---------- Given material ----------

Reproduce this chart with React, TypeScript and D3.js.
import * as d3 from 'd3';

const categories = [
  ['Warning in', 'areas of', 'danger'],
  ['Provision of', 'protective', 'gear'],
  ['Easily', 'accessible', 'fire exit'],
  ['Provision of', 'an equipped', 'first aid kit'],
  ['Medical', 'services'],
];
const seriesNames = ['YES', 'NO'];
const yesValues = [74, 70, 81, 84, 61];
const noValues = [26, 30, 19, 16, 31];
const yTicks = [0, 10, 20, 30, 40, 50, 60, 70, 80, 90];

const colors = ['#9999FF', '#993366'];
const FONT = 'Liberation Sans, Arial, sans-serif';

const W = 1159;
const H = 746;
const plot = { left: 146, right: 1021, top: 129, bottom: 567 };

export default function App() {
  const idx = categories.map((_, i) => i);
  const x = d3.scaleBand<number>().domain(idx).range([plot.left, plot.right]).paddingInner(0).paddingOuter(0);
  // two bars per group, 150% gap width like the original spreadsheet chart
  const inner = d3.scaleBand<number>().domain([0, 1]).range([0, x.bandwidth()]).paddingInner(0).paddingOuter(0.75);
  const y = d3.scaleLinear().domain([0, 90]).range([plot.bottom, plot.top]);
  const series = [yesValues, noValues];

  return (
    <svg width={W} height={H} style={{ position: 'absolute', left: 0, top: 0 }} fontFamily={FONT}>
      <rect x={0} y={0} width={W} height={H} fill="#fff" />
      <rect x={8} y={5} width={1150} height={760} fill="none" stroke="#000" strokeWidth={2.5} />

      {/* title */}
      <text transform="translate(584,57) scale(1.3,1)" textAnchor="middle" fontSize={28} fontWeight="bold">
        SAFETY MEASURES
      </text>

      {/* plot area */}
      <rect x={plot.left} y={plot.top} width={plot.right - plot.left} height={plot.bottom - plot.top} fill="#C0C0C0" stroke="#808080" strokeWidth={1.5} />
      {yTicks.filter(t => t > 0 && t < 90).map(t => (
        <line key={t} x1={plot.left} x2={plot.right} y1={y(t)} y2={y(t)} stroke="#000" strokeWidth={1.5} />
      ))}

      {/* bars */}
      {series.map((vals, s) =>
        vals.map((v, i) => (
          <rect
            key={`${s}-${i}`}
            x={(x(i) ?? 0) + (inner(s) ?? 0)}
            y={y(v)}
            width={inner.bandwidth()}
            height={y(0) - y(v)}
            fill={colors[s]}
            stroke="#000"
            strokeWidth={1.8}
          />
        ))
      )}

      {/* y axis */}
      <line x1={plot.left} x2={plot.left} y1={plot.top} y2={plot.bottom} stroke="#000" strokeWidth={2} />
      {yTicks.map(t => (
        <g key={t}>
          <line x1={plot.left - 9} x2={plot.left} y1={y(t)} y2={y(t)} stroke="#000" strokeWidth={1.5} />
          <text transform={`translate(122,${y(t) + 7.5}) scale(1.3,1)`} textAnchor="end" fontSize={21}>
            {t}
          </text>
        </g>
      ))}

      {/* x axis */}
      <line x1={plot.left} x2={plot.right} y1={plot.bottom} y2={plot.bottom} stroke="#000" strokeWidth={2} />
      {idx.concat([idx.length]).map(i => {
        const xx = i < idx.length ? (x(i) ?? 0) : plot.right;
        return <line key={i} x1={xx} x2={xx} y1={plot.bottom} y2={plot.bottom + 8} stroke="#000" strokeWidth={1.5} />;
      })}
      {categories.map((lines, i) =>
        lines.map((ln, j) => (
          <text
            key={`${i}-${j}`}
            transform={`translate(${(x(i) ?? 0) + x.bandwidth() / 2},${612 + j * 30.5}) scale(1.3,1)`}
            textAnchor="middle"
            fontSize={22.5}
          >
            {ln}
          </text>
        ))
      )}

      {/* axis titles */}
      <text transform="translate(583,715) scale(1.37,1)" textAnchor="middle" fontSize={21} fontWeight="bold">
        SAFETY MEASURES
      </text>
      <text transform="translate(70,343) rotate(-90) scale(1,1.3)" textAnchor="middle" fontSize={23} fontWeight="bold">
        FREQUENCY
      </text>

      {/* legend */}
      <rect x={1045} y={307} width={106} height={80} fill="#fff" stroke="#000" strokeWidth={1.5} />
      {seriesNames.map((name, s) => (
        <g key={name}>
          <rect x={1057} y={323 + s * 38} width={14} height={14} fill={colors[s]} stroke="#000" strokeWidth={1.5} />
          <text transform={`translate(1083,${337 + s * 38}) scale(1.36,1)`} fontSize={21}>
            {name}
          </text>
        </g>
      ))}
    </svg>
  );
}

----------

What you return should be the lines from the start of the data through the line with "70, 80, 90];", quoted exactly and nothing more.

# Written response
Reproduce this chart with React, TypeScript and D3.js.
import * as d3 from 'd3';

const categories = [
  ['Warning in', 'areas of', 'danger'],
  ['Provision of', 'protective', 'gear'],
  ['Easily', 'accessible', 'fire exit'],
  ['Provision of', 'an equipped', 'first aid kit'],
  ['Medical', 'services'],
];
const seriesNames = ['YES', 'NO'];
const yesValues = [74, 70, 81, 84, 61];
const noValues = [26, 30, 19, 16, 31];
const yTicks = [0, 10, 20, 30, 40, 50, 60, 70, 80, 90];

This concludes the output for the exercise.